We can see that the estimated stride duration (y-axis) is consistent between data collected at the left ankle and left hip. Some differences we observe may partially result from different smoothing parameters used in segmentation fine-tune procedure; left ankle data was smoothed less (finetune.maxima.ma.W = 0.05) than left hip data (finetune.maxima.ma.W = 0.15).
We may suppose that around the resting periods (light blue background), strides of both relatively long and short duration may correspond to the runner walking (making long slow steps, or very short steps). They can be a mislabeled resting data, too.

Results: subject-specific stride pattern (left ankle)
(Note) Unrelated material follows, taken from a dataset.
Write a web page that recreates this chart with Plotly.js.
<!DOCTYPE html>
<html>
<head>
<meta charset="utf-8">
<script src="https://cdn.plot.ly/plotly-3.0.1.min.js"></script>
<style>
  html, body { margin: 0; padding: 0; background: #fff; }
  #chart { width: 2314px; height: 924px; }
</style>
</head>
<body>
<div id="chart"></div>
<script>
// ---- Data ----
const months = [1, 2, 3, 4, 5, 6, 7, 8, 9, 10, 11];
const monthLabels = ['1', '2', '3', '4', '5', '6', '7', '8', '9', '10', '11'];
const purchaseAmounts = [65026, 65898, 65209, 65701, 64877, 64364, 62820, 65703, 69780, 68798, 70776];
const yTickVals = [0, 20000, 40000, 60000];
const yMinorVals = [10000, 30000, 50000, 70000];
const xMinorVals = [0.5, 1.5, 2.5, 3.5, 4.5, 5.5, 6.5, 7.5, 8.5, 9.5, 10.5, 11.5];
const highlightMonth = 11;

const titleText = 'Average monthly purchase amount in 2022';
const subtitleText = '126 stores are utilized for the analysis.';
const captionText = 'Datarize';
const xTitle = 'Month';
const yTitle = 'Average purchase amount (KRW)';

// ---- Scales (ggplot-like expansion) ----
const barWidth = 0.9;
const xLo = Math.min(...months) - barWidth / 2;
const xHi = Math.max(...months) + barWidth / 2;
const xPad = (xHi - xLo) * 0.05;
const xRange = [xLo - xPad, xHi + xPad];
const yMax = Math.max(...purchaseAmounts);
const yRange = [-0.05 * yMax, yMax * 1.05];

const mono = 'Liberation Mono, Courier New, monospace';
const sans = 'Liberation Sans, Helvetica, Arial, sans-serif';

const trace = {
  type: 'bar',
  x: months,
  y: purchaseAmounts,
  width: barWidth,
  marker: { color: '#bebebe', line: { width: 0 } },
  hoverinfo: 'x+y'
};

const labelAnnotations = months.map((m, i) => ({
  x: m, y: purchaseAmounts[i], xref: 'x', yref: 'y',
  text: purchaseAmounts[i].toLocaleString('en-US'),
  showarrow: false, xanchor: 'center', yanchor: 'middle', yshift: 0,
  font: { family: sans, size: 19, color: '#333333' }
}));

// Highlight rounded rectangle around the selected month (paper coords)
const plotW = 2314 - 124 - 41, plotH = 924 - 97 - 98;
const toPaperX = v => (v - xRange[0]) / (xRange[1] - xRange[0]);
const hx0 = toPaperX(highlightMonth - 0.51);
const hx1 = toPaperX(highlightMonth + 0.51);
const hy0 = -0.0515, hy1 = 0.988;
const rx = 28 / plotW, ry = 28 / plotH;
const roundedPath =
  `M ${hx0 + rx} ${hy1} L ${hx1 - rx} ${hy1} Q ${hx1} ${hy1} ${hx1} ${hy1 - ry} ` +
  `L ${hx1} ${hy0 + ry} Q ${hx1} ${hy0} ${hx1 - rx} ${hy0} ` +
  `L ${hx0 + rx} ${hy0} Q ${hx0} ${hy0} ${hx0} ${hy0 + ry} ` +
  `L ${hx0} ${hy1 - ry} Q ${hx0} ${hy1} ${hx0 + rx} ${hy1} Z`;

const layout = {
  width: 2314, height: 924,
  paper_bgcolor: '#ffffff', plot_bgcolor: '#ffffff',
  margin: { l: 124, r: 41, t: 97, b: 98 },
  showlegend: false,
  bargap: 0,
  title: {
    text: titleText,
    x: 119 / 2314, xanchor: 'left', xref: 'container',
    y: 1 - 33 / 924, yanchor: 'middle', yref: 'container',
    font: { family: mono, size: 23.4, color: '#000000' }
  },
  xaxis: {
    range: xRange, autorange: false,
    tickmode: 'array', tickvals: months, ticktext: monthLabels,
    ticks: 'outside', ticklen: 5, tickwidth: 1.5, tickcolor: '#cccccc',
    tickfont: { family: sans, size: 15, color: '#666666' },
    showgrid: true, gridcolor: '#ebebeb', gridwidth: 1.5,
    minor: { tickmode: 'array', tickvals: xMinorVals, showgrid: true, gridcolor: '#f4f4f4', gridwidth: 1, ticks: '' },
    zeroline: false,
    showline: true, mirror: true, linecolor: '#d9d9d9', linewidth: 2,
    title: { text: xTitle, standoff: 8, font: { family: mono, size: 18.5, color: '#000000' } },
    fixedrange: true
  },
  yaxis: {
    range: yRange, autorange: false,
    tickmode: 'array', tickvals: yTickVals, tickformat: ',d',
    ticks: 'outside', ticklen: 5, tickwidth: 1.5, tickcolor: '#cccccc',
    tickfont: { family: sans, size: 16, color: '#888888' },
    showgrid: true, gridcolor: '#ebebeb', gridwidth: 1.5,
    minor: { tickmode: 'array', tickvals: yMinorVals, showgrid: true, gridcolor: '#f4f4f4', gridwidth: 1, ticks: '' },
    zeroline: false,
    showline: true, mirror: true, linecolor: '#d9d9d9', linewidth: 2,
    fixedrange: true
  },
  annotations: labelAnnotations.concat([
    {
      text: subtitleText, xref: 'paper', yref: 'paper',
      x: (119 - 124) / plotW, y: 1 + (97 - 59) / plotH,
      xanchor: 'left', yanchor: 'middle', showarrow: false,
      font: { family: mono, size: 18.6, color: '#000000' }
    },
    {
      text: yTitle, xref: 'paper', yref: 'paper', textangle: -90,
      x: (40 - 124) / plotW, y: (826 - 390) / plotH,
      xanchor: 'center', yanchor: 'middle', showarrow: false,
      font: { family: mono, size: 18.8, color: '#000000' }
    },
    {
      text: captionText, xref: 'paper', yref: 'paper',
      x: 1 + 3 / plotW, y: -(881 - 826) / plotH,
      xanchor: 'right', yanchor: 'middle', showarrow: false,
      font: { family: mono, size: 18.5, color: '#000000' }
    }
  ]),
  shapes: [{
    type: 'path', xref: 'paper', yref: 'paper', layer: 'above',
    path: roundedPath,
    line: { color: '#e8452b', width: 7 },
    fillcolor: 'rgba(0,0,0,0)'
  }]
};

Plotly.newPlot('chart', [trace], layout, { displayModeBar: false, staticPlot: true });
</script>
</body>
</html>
We now use the estimated stride start (tau_i) and stride duration (T_i) to retrieve accelerometry \((vm)\) time-series segments corresponding to segmented strides. We further align them in phase and scale to better observe stride patterns.

## For data frame #1 (raw vm segments)
stride.acc.vec.la <- numeric()
stride.tau_i.vec.la <- numeric()
stride.idx.vec.la <- numeric()
## For data frame #2 (scaled vm segments)
stride_S.acc.vec.la <- numeric()
stride_S.tau_i.vec.la <- numeric()
stride_S.phase.vec.la <- numeric()

for (i in 1:nrow(plt.df.la)){
  out.i <- plt.df.la[i, ]
  x.la.i <- x.la[out.i$tau_i : (out.i$tau_i + out.i$T_i - 1)]
  x.la.i.len <- length(x.la.i)
  if (var(x.la.i) < 1e-3) next
  ## For data frame #1 
  stride.acc.vec.la   <- c(stride.acc.vec.la, x.la.i)
  stride.tau_i.vec.la <- c(stride.tau_i.vec.la, rep(out.i$tau_i, x.la.i.len))
  stride.idx.vec.la <- c(stride.idx.vec.la, 1:x.la.i.len)
  ## For data frame #2
  x.la.i_S <- approx(x = seq(0, 1, length.out = length(x.la.i)),
                     y = x.la.i,
                     xout = seq(0, 1, length.out = 200))$y
  x.la.i_S <- as.numeric(scale(x.la.i_S))
  stride_S.acc.vec.la <- c(stride_S.acc.vec.la, x.la.i_S)
  stride_S.tau_i.vec.la <- c(stride_S.tau_i.vec.la, rep(out.i$tau_i, 200))
  stride_S.phase.vec.la <- c(stride_S.phase.vec.la, seq(0, 1, length.out = 200))
}

## data frame #1 
stride.df.la <- data.frame(acc = stride.acc.vec.la, 
                           tau_i = stride.tau_i.vec.la,
                           idx = stride.idx.vec.la)
## data frame #2
stride_S.df.la <- data.frame(acc = stride_S.acc.vec.la, 
                             tau_i = stride_S.tau_i.vec.la,
                             phase = stride_S.phase.vec.la)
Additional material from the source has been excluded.